Problem:
Write out, word for word, the first line of the data below and every line after it through the one containing "of years before".

Data block:

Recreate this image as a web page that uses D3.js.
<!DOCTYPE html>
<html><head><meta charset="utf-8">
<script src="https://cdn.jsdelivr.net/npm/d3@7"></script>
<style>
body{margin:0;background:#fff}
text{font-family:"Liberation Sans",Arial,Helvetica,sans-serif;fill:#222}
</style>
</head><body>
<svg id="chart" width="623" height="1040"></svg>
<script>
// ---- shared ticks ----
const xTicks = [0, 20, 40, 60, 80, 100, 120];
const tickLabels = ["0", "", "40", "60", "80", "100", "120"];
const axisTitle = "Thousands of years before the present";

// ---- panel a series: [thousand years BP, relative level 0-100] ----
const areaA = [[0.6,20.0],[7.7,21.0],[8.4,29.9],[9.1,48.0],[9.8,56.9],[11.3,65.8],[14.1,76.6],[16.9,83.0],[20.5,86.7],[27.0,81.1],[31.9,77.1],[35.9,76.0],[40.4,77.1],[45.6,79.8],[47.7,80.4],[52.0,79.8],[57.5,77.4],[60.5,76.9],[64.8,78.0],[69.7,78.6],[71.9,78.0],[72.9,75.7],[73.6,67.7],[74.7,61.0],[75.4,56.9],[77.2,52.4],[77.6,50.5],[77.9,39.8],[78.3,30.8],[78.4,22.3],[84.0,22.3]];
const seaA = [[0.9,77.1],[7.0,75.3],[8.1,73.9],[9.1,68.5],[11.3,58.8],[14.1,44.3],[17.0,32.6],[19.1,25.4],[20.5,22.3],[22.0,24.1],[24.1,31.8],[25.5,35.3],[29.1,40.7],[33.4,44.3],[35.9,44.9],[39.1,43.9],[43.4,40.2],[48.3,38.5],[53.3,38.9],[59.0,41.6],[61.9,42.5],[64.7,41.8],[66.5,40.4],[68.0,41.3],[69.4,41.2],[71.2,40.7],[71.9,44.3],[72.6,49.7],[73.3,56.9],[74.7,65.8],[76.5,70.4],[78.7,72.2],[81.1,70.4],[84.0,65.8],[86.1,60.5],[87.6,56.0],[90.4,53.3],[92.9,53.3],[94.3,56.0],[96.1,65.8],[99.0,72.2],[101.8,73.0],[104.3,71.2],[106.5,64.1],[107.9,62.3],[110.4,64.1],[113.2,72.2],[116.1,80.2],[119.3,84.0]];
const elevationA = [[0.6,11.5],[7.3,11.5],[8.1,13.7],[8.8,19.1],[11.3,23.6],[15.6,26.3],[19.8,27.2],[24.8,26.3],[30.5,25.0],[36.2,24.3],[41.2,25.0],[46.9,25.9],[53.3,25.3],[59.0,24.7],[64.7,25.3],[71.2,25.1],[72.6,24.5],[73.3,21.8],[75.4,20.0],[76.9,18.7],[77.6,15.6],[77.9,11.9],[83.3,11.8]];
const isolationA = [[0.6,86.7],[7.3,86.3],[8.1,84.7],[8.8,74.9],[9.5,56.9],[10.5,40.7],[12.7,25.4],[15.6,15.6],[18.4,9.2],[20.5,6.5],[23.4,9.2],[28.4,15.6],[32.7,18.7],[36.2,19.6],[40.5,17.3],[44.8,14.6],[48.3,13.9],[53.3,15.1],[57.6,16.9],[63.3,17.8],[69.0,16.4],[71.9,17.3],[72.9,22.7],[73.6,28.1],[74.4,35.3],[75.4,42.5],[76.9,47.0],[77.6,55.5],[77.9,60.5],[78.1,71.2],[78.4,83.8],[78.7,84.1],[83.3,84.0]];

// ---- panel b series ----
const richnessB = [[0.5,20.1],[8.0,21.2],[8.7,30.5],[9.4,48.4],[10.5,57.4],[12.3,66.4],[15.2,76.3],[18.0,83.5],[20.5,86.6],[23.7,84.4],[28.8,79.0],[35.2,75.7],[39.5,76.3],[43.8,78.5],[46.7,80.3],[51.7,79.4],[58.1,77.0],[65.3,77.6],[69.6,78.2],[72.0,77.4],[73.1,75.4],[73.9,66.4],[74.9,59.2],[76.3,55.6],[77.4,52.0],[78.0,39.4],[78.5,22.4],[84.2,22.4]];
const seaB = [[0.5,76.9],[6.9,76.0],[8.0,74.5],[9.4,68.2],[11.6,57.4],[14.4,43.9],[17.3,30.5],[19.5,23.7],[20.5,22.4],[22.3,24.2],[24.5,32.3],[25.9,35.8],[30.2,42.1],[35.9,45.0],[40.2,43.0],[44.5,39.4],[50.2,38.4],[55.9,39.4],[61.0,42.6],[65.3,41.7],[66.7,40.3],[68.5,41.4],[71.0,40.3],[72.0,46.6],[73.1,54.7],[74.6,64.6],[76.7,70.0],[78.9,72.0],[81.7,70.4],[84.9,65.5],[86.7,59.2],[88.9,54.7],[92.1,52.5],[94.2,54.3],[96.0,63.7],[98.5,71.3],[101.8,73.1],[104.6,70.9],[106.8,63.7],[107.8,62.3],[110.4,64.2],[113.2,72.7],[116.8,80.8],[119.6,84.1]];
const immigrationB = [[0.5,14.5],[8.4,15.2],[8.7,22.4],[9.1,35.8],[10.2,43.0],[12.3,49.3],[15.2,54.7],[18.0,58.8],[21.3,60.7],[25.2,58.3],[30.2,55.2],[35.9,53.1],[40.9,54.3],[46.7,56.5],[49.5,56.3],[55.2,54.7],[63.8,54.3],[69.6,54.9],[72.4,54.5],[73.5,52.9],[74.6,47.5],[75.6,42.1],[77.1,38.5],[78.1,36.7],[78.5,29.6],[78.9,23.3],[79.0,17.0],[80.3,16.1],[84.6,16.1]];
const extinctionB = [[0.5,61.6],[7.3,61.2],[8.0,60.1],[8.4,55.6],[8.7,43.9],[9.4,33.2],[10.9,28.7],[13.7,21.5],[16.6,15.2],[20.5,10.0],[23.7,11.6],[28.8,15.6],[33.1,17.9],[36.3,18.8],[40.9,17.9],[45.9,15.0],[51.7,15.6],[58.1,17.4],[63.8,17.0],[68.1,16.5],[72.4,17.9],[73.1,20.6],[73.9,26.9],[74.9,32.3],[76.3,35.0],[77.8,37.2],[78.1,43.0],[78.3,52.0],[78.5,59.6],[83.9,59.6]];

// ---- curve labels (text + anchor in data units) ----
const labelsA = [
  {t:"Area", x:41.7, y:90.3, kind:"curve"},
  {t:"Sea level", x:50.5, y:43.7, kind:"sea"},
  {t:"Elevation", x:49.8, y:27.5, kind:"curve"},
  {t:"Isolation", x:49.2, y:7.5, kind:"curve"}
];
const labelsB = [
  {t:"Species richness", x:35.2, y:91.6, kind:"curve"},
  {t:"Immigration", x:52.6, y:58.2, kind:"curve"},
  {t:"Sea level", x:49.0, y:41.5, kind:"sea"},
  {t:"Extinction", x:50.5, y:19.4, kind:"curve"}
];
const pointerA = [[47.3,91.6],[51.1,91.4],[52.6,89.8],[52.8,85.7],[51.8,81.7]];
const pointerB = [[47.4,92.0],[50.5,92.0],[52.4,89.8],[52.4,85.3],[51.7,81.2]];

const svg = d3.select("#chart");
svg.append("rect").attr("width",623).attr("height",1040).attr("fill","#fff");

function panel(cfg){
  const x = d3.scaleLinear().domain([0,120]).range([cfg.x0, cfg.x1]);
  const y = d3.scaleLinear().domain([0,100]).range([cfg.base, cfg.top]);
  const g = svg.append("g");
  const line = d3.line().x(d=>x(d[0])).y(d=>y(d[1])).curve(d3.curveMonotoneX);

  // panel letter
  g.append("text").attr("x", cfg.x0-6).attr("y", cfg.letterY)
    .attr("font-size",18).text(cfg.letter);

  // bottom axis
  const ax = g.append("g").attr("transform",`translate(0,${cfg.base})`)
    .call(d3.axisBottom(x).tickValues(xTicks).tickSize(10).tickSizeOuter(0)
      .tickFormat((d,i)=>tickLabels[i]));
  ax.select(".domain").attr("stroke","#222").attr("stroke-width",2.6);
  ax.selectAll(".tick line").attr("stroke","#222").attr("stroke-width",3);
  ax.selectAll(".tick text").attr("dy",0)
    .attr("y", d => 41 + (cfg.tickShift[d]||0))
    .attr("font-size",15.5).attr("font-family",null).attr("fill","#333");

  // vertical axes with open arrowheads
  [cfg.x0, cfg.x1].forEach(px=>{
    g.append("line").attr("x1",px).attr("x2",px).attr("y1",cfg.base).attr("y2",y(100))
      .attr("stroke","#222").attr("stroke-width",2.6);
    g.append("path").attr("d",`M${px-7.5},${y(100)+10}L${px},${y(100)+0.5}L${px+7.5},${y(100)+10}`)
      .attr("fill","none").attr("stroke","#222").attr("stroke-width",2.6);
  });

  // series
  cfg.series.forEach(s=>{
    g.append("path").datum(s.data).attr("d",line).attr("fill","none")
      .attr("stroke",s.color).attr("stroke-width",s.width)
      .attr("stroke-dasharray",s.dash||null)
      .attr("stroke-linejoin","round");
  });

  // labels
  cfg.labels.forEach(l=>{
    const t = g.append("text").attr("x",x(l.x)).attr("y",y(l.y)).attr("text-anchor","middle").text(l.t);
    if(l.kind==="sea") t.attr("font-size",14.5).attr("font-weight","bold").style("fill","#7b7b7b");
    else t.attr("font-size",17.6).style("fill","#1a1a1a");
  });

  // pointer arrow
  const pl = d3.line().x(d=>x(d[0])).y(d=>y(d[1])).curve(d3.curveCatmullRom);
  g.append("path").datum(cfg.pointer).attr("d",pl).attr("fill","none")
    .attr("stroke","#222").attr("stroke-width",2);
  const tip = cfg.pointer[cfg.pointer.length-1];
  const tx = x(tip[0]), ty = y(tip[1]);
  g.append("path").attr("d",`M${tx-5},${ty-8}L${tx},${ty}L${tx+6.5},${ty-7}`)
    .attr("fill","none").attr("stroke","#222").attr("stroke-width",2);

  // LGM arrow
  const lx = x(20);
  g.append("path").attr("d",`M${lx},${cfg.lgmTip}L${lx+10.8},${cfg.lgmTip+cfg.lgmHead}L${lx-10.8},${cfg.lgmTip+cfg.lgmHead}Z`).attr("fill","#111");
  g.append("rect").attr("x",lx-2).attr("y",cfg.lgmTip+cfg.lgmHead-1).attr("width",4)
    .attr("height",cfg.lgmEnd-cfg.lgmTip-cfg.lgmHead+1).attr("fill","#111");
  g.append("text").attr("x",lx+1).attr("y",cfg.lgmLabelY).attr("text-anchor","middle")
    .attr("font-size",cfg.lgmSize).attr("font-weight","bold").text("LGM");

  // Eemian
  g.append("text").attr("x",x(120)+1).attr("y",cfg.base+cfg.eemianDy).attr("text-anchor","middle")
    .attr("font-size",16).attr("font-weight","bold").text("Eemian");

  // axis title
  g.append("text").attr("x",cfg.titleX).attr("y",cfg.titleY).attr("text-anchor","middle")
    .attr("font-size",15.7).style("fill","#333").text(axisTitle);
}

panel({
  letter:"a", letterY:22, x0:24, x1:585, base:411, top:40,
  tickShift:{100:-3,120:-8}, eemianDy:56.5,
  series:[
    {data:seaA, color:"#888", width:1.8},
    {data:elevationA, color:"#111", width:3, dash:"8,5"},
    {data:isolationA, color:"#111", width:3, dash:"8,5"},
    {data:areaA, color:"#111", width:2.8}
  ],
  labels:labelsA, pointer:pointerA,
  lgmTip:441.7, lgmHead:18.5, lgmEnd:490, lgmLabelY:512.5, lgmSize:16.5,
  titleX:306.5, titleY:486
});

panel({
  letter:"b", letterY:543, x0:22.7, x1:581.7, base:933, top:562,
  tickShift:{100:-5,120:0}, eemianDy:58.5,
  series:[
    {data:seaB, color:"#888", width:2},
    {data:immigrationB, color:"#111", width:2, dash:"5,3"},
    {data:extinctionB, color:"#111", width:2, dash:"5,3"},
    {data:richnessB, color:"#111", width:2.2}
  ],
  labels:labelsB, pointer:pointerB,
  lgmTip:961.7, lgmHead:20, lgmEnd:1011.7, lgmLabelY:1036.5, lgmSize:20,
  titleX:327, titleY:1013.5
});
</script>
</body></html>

Output below:
Recreate this image as a web page that uses D3.js.
<!DOCTYPE html>
<html><head><meta charset="utf-8">
<script src="https://cdn.jsdelivr.net/npm/d3@7"></script>
<style>
body{margin:0;background:#fff}
text{font-family:"Liberation Sans",Arial,Helvetica,sans-serif;fill:#222}
</style>
</head><body>
<svg id="chart" width="623" height="1040"></svg>
<script>
// ---- shared ticks ----
const xTicks = [0, 20, 40, 60, 80, 100, 120];
const tickLabels = ["0", "", "40", "60", "80", "100", "120"];
const axisTitle = "Thousands of years before the present";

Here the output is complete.